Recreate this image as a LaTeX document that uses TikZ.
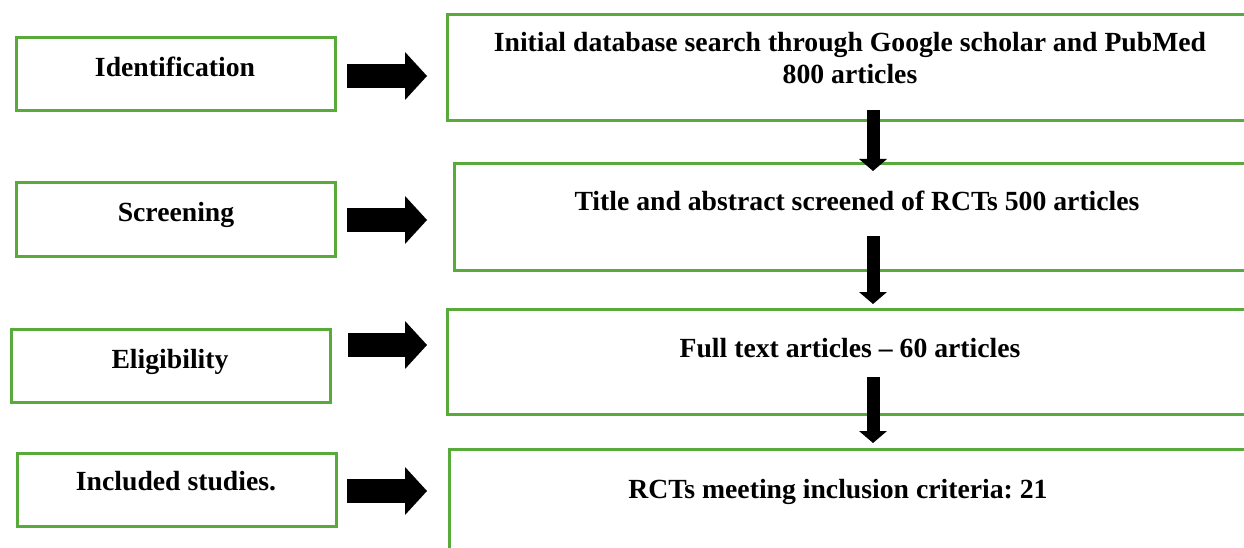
\documentclass[tikz,border=0pt]{standalone}
\usepackage{fontspec}
\setmainfont{Liberation Serif}
\usetikzlibrary{arrows.meta}
\definecolor{boxgreen}{RGB}{88,170,58}
\frenchspacing
\tikzset{
  stagebox/.style={draw=boxgreen, line width=3pt, fill=white, inner sep=0pt},
  boxtext/.style={font=\fontsize{27.7}{32}\selectfont\bfseries, align=center, anchor=base, inner sep=0pt},
  sidearrow/.style={line width=24pt, -{Triangle[width=48pt,length=22pt,line width=0pt]}},
  downarrow/.style={line width=13pt, -{Triangle[width=28pt,length=12pt,line width=0pt]}},
}
\begin{document}
\begin{tikzpicture}[x=1pt,y=-1pt]
\useasboundingbox (0,0) rectangle (1244,548);
\clip (0,0) rectangle (1244,548);

% stage labels on the left
\node[stagebox, minimum width=319pt, minimum height=73pt] (stage1) at (175.5,74.5) {};
\node[stagebox, minimum width=319pt, minimum height=73pt] (stage2) at (175.5,219.5) {};
\node[stagebox, minimum width=319pt, minimum height=73pt] (stage3) at (170.5,365.5) {};
\node[stagebox, minimum width=319pt, minimum height=73pt] (stage4) at (176.5,489.5) {};
\node[boxtext] (stage1txt) at (175,77) {Identification};
\node[boxtext] (stage2txt) at (176,221) {Screening};
\node[boxtext] (stage3txt) at (170,368) {Eligibility};
\node[boxtext] (stage4txt) at (176,490) {Included studies.};

% result boxes on the right, running off the page edge
\node[stagebox, minimum width=823pt, minimum height=106pt] (res1) at (858.5,68) {};
\node[stagebox, minimum width=816pt, minimum height=106pt] (res2) at (862,217) {};
\node[stagebox, minimum width=823pt, minimum height=105pt] (res3) at (858.5,361.5) {};
\node[stagebox, minimum width=821pt, minimum height=111pt] (res4) at (859.5,504.5) {};
\node[boxtext] (res1txt) at (850,84) {Initial database search through Google scholar and PubMed\\800 articles};
\node[boxtext] (res2txt) at (857,211) {Title and abstract screened of RCTs 500 articles};
\node[boxtext] (res3txt) at (850,357) {Full text articles -- 60 articles};
\node[boxtext] (res4txt) at (838,498) {RCTs meeting inclusion criteria: 21};

% block arrows from each stage to its result
\coordinate (a1s) at (347,76);  \coordinate (a1e) at (427,76);
\coordinate (a2s) at (347,220); \coordinate (a2e) at (427,220);
\coordinate (a3s) at (348,345); \coordinate (a3e) at (427,345);
\coordinate (a4s) at (347,491); \coordinate (a4e) at (427,491);
\draw[sidearrow] (a1s) -- (a1e);
\draw[sidearrow] (a2s) -- (a2e);
\draw[sidearrow] (a3s) -- (a3e);
\draw[sidearrow] (a4s) -- (a4e);

% flow arrows between results
\coordinate (d1s) at (873,110); \coordinate (d1e) at (873,171);
\coordinate (d2s) at (873,236); \coordinate (d2e) at (873,304);
\coordinate (d3s) at (873,377); \coordinate (d3e) at (873,443);
\draw[downarrow] (d1s) -- (d1e);
\draw[downarrow] (d2s) -- (d2e);
\draw[downarrow] (d3s) -- (d3e);
\end{tikzpicture}
\end{document}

□ □ □ □ □

What this task involves:
Each line of the material must be retyped exactly, except that images are omitted.

Solution to this task:
Recreate this image as a LaTeX document that uses TikZ.
\documentclass[tikz,border=0pt]{standalone}
\usepackage{fontspec}
\setmainfont{Liberation Serif}
\usetikzlibrary{arrows.meta}
\definecolor{boxgreen}{RGB}{88,170,58}
\frenchspacing
\tikzset{
  stagebox/.style={draw=boxgreen, line width=3pt, fill=white, inner sep=0pt},
  boxtext/.style={font=\fontsize{27.7}{32}\selectfont\bfseries, align=center, anchor=base, inner sep=0pt},
  sidearrow/.style={line width=24pt, -{Triangle[width=48pt,length=22pt,line width=0pt]}},
  downarrow/.style={line width=13pt, -{Triangle[width=28pt,length=12pt,line width=0pt]}},
}
\begin{document}
\begin{tikzpicture}[x=1pt,y=-1pt]
\useasboundingbox (0,0) rectangle (1244,548);
\clip (0,0) rectangle (1244,548);

% stage labels on the left
\node[stagebox, minimum width=319pt, minimum height=73pt] (stage1) at (175.5,74.5) {};
\node[stagebox, minimum width=319pt, minimum height=73pt] (stage2) at (175.5,219.5) {};
\node[stagebox, minimum width=319pt, minimum height=73pt] (stage3) at (170.5,365.5) {};
\node[stagebox, minimum width=319pt, minimum height=73pt] (stage4) at (176.5,489.5) {};
\node[boxtext] (stage1txt) at (175,77) {Identification};
\node[boxtext] (stage2txt) at (176,221) {Screening};
\node[boxtext] (stage3txt) at (170,368) {Eligibility};
\node[boxtext] (stage4txt) at (176,490) {Included studies.};

% result boxes on the right, running off the page edge
\node[stagebox, minimum width=823pt, minimum height=106pt] (res1) at (858.5,68) {};
\node[stagebox, minimum width=816pt, minimum height=106pt] (res2) at (862,217) {};
\node[stagebox, minimum width=823pt, minimum height=105pt] (res3) at (858.5,361.5) {};
\node[stagebox, minimum width=821pt, minimum height=111pt] (res4) at (859.5,504.5) {};
\node[boxtext] (res1txt) at (850,84) {Initial database search through Google scholar and PubMed\\800 articles};
\node[boxtext] (res2txt) at (857,211) {Title and abstract screened of RCTs 500 articles};
\node[boxtext] (res3txt) at (850,357) {Full text articles -- 60 articles};
\node[boxtext] (res4txt) at (838,498) {RCTs meeting inclusion criteria: 21};

% block arrows from each stage to its result
\coordinate (a1s) at (347,76);  \coordinate (a1e) at (427,76);
\coordinate (a2s) at (347,220); \coordinate (a2e) at (427,220);
\coordinate (a3s) at (348,345); \coordinate (a3e) at (427,345);
\coordinate (a4s) at (347,491); \coordinate (a4e) at (427,491);
\draw[sidearrow] (a1s) -- (a1e);
\draw[sidearrow] (a2s) -- (a2e);
\draw[sidearrow] (a3s) -- (a3e);
\draw[sidearrow] (a4s) -- (a4e);

% flow arrows between results
\coordinate (d1s) at (873,110); \coordinate (d1e) at (873,171);
\coordinate (d2s) at (873,236); \coordinate (d2e) at (873,304);
\coordinate (d3s) at (873,377); \coordinate (d3e) at (873,443);
\draw[downarrow] (d1s) -- (d1e);
\draw[downarrow] (d2s) -- (d2e);
\draw[downarrow] (d3s) -- (d3e);
\end{tikzpicture}
\end{document}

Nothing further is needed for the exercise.